Quote the entries below from the line with "Write a Python" through the line with "plt.rcParams['font.family'] = ['Liberation", both ends included, and only those lines.

[SUPPLIED MATERIAL]
-----
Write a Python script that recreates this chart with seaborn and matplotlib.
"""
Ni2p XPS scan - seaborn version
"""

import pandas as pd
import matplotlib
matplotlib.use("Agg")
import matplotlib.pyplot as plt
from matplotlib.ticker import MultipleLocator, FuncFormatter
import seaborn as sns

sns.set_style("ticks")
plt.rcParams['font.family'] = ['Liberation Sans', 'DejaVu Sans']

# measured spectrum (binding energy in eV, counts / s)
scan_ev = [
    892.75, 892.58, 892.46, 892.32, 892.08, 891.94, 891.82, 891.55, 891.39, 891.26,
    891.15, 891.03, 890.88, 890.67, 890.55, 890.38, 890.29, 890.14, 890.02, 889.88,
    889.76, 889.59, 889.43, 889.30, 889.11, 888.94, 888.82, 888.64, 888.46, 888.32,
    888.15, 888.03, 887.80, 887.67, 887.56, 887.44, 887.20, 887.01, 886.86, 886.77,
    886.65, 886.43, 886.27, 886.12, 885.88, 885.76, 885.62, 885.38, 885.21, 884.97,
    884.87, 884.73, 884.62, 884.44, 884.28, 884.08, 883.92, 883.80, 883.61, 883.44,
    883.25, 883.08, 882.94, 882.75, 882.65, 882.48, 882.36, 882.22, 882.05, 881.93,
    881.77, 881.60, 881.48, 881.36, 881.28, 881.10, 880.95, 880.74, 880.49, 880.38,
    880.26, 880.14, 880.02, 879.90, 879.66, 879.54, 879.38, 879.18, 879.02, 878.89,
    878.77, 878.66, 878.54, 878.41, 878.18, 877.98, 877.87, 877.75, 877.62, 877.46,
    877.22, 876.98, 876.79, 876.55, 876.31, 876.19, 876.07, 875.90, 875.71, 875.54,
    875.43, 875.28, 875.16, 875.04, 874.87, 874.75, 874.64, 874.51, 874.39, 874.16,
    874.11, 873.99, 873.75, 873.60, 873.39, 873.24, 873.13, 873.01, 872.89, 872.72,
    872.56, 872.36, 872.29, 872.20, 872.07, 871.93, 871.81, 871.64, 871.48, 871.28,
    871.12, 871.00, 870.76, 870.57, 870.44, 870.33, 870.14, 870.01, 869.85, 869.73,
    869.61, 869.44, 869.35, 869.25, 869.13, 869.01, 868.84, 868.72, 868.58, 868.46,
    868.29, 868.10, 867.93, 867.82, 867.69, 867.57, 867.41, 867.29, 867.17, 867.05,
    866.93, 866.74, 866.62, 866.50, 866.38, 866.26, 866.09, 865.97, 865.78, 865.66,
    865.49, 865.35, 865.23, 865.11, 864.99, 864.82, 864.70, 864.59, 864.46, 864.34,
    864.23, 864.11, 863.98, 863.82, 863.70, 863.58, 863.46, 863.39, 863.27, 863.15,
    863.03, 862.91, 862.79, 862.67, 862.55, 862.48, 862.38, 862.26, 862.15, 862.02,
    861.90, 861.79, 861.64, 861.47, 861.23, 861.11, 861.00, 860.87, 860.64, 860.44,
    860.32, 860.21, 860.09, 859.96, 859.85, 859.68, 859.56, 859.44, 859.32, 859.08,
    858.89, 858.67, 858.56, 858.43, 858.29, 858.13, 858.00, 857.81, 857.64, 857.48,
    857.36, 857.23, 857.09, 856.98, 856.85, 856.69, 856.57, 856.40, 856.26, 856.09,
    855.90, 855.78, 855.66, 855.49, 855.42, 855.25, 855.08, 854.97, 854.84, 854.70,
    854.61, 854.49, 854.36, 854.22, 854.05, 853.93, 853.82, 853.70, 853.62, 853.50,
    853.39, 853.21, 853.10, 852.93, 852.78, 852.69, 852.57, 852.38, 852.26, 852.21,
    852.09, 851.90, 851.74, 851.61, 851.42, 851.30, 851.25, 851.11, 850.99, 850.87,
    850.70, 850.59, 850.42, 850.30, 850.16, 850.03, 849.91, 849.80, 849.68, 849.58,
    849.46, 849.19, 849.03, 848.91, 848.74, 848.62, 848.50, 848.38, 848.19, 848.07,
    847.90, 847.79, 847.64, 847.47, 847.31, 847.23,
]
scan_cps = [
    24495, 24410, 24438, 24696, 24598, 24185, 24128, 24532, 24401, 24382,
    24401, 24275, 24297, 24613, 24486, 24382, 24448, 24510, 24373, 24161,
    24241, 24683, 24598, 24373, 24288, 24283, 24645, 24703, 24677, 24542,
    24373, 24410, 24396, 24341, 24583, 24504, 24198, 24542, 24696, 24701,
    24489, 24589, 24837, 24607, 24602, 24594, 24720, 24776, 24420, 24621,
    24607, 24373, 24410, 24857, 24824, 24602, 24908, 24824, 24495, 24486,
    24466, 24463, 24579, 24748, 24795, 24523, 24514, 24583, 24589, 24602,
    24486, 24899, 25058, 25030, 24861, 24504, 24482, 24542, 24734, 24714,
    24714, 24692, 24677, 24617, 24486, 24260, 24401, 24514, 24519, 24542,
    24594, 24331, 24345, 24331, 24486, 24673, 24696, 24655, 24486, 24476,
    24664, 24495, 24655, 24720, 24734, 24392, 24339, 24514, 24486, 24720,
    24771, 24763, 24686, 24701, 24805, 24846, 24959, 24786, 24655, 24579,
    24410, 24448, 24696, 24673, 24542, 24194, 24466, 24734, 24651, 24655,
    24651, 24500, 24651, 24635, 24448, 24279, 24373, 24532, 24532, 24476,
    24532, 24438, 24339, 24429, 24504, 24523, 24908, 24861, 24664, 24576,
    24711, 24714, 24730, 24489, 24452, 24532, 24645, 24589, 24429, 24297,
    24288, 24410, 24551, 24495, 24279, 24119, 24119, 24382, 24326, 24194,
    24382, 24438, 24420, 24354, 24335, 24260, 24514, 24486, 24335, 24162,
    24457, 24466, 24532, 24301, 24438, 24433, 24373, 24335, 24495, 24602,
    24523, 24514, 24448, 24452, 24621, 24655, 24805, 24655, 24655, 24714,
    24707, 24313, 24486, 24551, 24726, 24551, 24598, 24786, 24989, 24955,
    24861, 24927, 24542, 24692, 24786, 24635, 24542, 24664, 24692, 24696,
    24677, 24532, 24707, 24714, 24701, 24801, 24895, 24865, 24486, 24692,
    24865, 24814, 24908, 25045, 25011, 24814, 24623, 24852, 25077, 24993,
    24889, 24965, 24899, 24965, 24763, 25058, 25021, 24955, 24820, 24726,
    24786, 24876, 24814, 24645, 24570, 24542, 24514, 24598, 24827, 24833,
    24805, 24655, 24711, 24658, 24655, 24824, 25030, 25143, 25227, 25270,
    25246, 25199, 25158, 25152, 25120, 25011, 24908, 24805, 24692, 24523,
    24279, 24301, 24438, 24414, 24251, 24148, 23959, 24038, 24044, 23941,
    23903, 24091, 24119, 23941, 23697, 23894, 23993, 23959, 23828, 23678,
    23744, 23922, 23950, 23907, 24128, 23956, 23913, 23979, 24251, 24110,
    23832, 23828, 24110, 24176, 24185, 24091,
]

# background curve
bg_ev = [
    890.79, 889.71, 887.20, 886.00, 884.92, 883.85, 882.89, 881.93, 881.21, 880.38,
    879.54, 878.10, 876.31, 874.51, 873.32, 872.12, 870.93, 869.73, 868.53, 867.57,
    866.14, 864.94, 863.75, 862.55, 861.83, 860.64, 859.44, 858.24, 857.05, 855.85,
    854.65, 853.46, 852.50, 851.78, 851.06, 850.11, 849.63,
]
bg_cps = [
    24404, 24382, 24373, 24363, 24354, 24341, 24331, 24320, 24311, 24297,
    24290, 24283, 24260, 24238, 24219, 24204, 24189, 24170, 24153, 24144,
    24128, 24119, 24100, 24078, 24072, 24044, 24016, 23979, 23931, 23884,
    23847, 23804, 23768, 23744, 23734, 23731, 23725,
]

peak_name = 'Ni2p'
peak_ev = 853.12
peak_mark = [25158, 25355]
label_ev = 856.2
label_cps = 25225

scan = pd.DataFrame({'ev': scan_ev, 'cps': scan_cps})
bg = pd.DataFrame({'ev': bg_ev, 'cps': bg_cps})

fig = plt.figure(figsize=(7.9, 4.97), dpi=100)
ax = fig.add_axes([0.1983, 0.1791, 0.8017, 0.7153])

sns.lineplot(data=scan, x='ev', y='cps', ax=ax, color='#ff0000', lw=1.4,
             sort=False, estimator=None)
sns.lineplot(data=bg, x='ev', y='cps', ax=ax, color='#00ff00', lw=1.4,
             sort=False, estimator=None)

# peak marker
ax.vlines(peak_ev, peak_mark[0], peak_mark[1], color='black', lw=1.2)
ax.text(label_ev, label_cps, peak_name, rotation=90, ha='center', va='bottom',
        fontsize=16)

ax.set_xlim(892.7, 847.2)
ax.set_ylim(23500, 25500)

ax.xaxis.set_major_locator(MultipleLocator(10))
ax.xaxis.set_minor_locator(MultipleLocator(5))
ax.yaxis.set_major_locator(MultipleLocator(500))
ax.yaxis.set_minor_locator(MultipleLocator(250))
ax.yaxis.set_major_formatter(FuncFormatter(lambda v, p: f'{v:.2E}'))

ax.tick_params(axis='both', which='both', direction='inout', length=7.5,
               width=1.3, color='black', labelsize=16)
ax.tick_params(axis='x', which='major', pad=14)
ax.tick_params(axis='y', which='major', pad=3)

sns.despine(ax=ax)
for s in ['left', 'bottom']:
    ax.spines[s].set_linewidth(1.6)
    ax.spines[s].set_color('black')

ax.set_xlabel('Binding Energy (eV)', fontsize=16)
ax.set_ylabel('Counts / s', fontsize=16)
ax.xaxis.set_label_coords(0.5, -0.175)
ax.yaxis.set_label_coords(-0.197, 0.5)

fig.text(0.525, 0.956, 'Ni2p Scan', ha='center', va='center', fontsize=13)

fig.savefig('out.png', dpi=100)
-----
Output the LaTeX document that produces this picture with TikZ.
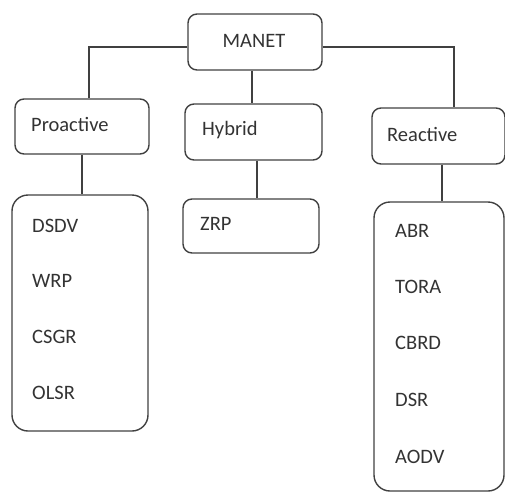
-----
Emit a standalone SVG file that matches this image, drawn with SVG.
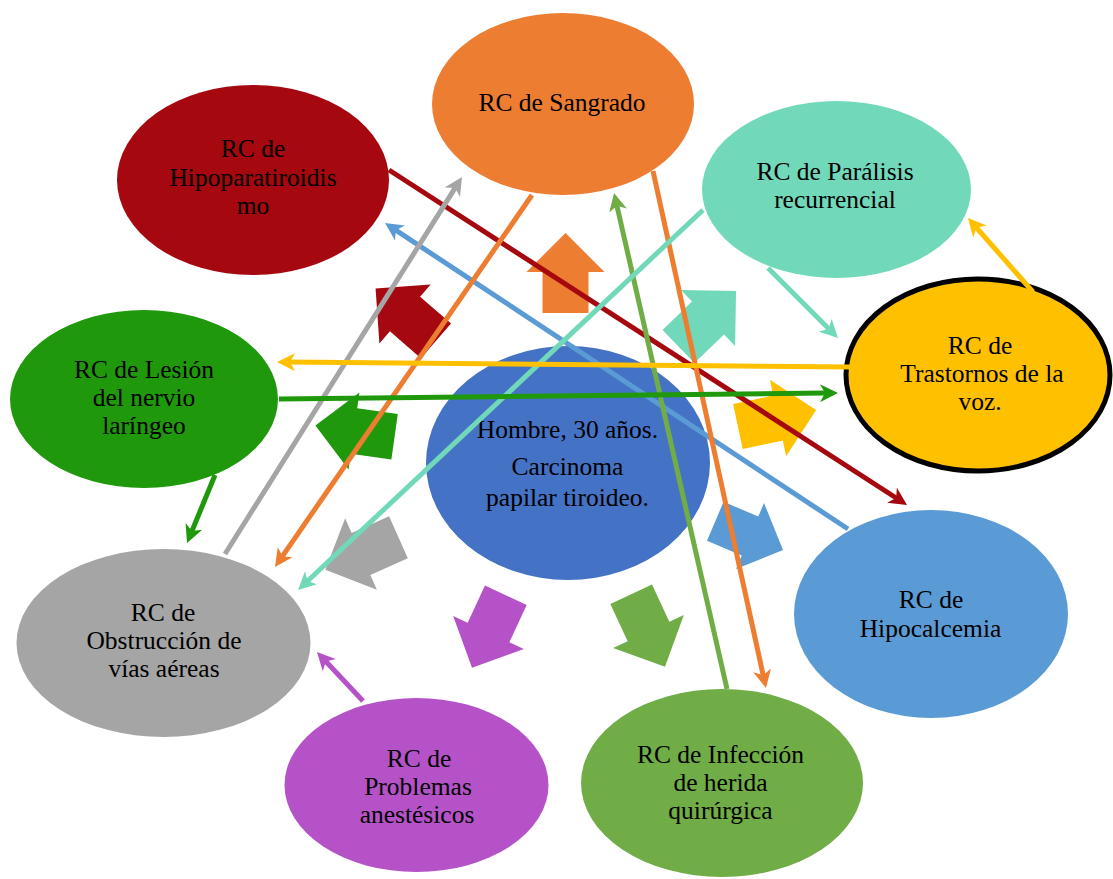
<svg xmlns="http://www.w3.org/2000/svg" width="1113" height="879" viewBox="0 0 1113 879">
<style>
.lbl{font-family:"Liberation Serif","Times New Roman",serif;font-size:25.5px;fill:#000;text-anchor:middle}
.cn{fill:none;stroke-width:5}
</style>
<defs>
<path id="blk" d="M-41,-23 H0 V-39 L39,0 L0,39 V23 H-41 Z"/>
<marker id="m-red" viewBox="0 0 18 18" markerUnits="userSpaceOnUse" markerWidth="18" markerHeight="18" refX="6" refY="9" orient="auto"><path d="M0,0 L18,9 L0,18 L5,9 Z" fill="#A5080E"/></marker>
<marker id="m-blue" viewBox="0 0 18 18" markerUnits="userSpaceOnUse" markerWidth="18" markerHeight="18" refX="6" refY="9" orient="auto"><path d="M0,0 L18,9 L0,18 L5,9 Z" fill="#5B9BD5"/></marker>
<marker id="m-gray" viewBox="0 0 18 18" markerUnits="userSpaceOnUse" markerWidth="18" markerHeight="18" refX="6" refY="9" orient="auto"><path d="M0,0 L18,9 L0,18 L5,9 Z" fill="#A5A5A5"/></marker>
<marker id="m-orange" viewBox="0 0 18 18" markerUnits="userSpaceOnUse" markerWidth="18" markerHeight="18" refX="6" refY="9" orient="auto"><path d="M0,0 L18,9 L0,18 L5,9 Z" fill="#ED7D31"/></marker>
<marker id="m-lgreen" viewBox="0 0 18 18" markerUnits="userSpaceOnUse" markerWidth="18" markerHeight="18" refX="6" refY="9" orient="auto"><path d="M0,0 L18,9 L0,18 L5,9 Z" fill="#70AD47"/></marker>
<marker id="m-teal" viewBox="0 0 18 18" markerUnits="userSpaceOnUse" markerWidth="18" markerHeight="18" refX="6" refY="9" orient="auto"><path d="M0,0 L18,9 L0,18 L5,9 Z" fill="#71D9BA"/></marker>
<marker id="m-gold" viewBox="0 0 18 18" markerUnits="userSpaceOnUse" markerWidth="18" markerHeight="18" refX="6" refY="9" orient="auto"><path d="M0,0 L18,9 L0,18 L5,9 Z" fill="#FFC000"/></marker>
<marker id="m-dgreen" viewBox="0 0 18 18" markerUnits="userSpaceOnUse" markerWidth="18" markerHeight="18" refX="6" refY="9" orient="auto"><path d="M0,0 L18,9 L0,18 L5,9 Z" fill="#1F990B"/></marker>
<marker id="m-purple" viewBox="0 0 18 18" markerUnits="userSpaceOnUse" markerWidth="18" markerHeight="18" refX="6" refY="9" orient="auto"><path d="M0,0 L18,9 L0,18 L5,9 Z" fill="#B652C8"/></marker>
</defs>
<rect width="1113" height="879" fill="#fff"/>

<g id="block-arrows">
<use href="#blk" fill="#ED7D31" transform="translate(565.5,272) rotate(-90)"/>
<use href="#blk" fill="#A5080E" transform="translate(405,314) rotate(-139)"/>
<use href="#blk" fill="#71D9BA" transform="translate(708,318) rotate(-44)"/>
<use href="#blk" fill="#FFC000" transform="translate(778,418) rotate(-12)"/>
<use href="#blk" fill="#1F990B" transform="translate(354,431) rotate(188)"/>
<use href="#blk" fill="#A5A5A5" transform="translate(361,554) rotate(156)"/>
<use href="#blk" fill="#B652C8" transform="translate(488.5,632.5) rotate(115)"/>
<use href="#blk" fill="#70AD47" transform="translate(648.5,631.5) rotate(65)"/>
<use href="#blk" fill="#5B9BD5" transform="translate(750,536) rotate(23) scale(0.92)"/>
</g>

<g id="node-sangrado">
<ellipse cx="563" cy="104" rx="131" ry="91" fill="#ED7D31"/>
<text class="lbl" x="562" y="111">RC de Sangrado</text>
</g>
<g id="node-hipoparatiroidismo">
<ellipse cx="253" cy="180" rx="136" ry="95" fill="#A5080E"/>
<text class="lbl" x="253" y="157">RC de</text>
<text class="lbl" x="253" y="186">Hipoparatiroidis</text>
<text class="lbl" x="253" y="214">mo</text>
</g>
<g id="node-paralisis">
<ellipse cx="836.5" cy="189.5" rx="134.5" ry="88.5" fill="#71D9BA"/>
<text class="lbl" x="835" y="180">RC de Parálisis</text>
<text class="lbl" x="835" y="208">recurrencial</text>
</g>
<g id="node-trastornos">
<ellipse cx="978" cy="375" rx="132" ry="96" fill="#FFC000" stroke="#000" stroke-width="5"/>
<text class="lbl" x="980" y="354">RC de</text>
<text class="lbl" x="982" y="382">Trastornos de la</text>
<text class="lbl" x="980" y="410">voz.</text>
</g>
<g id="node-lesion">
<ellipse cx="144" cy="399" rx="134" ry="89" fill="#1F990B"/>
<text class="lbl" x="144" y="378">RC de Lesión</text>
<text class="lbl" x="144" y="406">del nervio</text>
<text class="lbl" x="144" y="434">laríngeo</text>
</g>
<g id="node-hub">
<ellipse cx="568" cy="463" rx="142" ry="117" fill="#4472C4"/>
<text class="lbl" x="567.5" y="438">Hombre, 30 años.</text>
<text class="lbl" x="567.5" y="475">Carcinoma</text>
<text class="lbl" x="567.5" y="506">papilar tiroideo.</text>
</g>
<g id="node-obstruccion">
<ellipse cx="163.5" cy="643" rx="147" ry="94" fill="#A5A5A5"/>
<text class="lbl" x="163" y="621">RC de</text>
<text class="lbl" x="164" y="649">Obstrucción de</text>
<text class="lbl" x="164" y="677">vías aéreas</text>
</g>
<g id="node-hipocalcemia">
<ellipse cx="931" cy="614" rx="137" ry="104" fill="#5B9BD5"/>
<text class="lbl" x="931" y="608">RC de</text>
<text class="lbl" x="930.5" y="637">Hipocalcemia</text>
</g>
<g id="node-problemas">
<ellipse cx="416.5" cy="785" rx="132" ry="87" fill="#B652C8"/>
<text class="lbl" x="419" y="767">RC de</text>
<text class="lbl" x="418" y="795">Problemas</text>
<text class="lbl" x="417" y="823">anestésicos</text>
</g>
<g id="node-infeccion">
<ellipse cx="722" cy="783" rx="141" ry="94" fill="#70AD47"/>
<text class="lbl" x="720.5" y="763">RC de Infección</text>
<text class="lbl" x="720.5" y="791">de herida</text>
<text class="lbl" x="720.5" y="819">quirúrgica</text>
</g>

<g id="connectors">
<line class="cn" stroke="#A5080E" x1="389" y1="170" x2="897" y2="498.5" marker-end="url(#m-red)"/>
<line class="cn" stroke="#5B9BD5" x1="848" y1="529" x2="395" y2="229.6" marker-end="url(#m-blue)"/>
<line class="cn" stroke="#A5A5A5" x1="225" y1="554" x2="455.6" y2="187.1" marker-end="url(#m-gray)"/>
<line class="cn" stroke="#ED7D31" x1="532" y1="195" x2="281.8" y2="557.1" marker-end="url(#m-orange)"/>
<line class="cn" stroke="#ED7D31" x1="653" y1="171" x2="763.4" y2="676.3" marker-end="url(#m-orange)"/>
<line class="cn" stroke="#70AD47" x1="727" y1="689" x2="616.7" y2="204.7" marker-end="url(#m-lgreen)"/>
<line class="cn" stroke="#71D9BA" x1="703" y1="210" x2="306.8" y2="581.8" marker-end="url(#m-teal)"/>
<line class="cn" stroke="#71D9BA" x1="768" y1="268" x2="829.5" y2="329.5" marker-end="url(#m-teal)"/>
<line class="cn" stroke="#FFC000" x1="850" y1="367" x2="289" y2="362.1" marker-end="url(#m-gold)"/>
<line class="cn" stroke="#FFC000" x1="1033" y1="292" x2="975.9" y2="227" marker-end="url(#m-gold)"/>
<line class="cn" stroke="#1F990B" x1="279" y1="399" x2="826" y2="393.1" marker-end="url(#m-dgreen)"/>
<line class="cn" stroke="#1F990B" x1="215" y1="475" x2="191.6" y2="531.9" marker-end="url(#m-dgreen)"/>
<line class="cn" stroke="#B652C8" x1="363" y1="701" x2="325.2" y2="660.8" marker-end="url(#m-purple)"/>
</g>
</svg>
-----
[RESPONSE TO THIS EXERCISE]
Write a Python script that recreates this chart with seaborn and matplotlib.
"""
Ni2p XPS scan - seaborn version
"""

import pandas as pd
import matplotlib
matplotlib.use("Agg")
import matplotlib.pyplot as plt
from matplotlib.ticker import MultipleLocator, FuncFormatter
import seaborn as sns

sns.set_style("ticks")
plt.rcParams['font.family'] = ['Liberation Sans', 'DejaVu Sans']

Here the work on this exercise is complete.